Excerpt from a dataset:
**********

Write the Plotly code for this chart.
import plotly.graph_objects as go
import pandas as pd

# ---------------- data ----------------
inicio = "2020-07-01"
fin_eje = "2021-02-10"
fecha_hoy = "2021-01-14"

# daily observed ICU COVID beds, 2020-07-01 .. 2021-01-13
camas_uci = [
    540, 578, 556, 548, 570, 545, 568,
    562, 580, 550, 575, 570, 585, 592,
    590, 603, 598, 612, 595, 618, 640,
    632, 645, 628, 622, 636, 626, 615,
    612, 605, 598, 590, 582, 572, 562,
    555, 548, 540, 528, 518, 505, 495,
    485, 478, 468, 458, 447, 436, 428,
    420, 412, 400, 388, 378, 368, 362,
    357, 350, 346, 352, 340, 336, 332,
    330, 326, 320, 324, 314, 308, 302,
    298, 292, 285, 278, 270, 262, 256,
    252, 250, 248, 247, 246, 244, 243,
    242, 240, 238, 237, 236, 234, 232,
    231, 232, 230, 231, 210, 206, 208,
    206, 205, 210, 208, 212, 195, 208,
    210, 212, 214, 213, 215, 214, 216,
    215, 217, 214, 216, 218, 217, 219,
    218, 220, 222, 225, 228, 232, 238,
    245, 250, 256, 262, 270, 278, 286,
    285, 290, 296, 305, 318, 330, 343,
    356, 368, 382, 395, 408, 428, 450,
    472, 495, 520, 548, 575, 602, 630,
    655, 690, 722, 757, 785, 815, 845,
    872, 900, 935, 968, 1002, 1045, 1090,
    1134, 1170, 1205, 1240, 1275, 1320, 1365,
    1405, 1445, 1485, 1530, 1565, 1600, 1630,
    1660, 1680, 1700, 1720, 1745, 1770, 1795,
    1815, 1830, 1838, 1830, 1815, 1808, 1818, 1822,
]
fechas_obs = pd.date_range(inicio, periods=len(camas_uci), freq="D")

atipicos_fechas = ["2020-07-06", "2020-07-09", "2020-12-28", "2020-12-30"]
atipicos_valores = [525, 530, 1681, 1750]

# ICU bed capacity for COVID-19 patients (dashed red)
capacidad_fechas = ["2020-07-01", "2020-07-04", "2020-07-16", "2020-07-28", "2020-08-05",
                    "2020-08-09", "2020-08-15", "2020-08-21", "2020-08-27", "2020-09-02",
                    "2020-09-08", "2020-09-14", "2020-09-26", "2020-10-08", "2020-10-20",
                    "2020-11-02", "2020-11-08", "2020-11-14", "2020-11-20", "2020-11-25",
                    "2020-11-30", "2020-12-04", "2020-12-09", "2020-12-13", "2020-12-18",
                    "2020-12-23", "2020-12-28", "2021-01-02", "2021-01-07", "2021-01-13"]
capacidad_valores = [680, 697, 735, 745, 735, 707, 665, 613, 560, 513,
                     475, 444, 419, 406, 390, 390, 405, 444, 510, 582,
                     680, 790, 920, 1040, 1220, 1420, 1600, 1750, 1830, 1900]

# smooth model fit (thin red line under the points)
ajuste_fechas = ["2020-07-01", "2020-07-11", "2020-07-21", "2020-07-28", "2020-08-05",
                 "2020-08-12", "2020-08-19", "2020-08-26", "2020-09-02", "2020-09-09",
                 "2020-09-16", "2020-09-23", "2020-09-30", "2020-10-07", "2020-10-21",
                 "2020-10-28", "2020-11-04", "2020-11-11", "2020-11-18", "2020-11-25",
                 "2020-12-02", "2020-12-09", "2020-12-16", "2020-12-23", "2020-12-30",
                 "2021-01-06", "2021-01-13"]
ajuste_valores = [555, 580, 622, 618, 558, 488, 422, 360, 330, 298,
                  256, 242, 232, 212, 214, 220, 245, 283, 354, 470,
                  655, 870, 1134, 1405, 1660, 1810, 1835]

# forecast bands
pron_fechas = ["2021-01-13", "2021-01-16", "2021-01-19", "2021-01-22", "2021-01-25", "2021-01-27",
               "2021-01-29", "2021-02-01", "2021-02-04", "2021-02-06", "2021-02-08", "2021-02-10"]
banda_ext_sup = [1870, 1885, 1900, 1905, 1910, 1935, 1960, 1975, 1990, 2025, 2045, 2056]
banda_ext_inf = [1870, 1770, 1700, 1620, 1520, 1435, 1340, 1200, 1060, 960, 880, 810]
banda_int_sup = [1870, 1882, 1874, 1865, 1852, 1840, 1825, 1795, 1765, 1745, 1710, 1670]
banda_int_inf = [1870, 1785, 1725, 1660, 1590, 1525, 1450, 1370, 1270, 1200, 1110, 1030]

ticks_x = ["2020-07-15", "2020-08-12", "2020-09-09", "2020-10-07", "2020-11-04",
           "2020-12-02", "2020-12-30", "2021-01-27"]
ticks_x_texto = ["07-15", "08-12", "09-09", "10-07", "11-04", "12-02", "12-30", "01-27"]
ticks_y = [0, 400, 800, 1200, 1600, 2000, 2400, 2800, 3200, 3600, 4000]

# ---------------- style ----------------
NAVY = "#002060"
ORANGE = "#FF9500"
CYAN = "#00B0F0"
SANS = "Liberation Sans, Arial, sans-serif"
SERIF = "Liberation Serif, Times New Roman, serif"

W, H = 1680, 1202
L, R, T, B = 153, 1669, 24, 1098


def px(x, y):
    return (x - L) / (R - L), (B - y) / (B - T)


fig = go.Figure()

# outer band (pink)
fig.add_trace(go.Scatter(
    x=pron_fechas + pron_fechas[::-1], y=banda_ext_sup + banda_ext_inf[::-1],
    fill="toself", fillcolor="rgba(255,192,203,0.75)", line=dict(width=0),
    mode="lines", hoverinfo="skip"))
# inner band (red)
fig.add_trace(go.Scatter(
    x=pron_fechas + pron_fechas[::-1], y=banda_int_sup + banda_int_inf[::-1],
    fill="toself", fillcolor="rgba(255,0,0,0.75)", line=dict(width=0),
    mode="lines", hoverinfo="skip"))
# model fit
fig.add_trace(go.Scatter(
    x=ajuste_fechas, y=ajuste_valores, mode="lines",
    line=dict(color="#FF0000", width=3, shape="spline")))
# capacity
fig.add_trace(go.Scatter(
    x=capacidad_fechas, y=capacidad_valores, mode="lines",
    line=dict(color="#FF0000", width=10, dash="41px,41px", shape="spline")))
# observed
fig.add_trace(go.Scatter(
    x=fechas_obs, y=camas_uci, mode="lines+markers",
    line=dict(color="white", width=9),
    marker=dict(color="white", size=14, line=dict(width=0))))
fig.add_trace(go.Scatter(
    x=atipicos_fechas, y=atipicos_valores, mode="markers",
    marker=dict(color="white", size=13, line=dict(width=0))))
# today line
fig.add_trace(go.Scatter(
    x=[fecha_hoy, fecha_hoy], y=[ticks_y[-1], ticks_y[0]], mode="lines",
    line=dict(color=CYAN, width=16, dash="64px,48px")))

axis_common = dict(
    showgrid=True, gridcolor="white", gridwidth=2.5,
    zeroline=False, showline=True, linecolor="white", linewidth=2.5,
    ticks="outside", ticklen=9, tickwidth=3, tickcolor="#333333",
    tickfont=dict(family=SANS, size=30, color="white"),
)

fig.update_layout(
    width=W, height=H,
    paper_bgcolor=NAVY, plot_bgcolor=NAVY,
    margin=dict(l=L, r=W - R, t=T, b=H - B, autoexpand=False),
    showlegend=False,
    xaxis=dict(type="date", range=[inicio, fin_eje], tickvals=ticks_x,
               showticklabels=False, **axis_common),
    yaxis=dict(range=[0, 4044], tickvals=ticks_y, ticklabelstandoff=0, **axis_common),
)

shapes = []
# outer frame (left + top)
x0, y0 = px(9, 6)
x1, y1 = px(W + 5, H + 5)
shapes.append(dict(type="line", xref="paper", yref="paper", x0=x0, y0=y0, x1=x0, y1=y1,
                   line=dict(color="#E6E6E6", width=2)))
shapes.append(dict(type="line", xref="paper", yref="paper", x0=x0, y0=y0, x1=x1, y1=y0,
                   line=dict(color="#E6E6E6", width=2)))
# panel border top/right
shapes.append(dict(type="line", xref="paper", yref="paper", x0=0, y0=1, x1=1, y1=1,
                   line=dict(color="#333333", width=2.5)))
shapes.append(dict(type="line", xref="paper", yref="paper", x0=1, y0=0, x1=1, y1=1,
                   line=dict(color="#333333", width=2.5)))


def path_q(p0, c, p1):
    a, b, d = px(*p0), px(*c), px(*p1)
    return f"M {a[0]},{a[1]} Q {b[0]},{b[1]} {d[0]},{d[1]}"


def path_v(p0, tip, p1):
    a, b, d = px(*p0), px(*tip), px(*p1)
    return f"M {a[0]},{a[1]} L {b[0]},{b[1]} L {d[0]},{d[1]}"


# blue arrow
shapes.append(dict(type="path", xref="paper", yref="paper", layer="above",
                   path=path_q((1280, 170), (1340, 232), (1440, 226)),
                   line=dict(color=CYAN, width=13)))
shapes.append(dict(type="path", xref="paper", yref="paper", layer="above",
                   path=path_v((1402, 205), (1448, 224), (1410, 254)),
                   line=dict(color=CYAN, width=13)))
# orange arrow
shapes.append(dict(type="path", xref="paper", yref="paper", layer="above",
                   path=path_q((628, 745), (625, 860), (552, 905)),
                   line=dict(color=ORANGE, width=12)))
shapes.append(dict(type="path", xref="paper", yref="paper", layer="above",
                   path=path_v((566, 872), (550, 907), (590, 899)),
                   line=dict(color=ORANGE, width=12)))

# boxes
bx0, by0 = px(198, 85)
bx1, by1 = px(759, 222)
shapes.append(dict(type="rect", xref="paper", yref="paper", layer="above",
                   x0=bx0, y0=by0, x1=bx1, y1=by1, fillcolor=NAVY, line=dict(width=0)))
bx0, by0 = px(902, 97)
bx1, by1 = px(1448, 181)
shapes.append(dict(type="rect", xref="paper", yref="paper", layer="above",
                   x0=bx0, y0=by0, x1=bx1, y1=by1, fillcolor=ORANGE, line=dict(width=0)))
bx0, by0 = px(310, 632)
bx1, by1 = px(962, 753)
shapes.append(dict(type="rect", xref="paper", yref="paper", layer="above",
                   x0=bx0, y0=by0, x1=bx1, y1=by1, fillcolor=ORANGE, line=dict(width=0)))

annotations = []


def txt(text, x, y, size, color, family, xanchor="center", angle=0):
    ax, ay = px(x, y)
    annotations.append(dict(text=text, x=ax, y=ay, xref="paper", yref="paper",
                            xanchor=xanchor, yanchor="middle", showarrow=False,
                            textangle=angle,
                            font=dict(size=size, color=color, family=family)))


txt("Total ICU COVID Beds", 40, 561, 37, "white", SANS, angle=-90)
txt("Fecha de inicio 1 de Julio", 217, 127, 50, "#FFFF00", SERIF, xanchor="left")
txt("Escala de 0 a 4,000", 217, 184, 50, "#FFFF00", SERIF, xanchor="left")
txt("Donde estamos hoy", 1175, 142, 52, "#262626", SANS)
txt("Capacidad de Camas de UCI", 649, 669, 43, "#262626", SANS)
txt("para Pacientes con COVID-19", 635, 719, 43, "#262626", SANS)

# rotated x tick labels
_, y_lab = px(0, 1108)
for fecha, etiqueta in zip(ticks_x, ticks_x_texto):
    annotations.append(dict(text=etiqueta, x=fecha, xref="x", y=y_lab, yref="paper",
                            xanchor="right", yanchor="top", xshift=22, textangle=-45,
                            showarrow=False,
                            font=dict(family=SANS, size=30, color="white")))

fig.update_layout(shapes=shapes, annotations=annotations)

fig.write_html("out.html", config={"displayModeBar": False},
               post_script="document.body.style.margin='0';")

**********

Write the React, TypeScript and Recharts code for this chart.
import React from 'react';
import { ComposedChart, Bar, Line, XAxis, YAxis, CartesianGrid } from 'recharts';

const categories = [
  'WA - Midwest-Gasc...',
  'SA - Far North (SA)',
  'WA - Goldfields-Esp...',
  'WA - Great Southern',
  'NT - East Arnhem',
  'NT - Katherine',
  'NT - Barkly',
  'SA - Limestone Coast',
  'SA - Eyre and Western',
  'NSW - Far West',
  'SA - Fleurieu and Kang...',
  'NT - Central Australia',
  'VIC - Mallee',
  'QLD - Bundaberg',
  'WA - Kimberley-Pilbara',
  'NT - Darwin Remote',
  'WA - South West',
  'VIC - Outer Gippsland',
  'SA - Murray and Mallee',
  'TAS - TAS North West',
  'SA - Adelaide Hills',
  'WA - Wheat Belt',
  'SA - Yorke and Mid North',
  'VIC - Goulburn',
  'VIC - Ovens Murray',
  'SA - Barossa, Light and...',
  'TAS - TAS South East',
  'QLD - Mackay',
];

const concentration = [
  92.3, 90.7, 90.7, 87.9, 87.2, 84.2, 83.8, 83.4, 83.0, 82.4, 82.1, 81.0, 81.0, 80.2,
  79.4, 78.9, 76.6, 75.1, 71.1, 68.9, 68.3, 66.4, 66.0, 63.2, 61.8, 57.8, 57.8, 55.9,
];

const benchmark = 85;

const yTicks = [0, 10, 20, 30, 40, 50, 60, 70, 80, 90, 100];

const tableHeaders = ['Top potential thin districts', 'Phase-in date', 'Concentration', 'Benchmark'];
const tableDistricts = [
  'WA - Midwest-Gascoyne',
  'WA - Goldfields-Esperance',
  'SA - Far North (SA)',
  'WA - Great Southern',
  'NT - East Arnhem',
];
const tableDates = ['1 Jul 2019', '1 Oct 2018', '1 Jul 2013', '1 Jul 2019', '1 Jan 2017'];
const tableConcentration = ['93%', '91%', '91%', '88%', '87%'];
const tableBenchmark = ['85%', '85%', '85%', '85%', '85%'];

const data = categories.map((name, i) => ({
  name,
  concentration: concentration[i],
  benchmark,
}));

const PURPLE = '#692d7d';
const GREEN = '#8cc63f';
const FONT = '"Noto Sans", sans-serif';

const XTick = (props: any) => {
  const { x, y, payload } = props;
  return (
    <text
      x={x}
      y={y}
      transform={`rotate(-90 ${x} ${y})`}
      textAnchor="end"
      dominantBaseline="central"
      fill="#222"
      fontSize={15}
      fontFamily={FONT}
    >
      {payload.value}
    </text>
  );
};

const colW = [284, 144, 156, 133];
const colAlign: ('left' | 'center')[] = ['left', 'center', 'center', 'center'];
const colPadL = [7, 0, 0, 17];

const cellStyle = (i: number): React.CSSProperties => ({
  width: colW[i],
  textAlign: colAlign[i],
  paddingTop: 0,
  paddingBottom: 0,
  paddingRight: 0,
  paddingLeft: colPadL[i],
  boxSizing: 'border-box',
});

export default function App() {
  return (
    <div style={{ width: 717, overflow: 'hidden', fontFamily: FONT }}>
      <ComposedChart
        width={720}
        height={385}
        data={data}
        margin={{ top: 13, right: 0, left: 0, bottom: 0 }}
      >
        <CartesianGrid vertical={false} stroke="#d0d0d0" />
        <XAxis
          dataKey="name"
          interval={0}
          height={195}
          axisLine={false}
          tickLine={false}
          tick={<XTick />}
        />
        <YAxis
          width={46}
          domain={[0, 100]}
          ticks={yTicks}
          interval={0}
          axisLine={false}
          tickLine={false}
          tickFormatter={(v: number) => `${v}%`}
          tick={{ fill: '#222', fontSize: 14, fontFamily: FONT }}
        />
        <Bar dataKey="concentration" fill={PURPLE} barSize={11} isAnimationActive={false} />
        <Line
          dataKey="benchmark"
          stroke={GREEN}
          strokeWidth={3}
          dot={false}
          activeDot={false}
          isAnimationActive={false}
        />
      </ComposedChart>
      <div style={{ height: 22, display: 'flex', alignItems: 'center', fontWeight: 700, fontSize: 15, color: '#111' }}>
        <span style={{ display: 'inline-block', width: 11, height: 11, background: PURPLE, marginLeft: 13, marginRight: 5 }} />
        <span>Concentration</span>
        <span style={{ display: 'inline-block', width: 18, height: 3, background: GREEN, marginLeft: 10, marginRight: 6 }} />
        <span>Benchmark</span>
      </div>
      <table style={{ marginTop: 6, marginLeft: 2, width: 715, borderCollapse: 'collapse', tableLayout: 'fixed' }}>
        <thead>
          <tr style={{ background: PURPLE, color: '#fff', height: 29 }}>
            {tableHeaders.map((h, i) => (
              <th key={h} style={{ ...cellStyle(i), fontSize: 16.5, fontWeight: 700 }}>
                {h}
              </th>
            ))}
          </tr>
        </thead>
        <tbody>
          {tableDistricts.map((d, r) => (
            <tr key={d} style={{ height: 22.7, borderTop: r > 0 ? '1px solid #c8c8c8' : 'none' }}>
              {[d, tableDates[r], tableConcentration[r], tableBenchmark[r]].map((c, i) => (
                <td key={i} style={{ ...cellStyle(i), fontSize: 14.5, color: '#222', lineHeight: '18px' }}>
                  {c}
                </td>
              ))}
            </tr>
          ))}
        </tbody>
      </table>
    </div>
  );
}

**********

◆ What you are asked to do:
Copy verbatim the line that contains "Write the React, TypeScript", the line that contains "XAxis, YAxis, CartesianGrid", and all lines between them.

◆ Solution:
Write the React, TypeScript and Recharts code for this chart.
import React from 'react';
import { ComposedChart, Bar, Line, XAxis, YAxis, CartesianGrid } from 'recharts';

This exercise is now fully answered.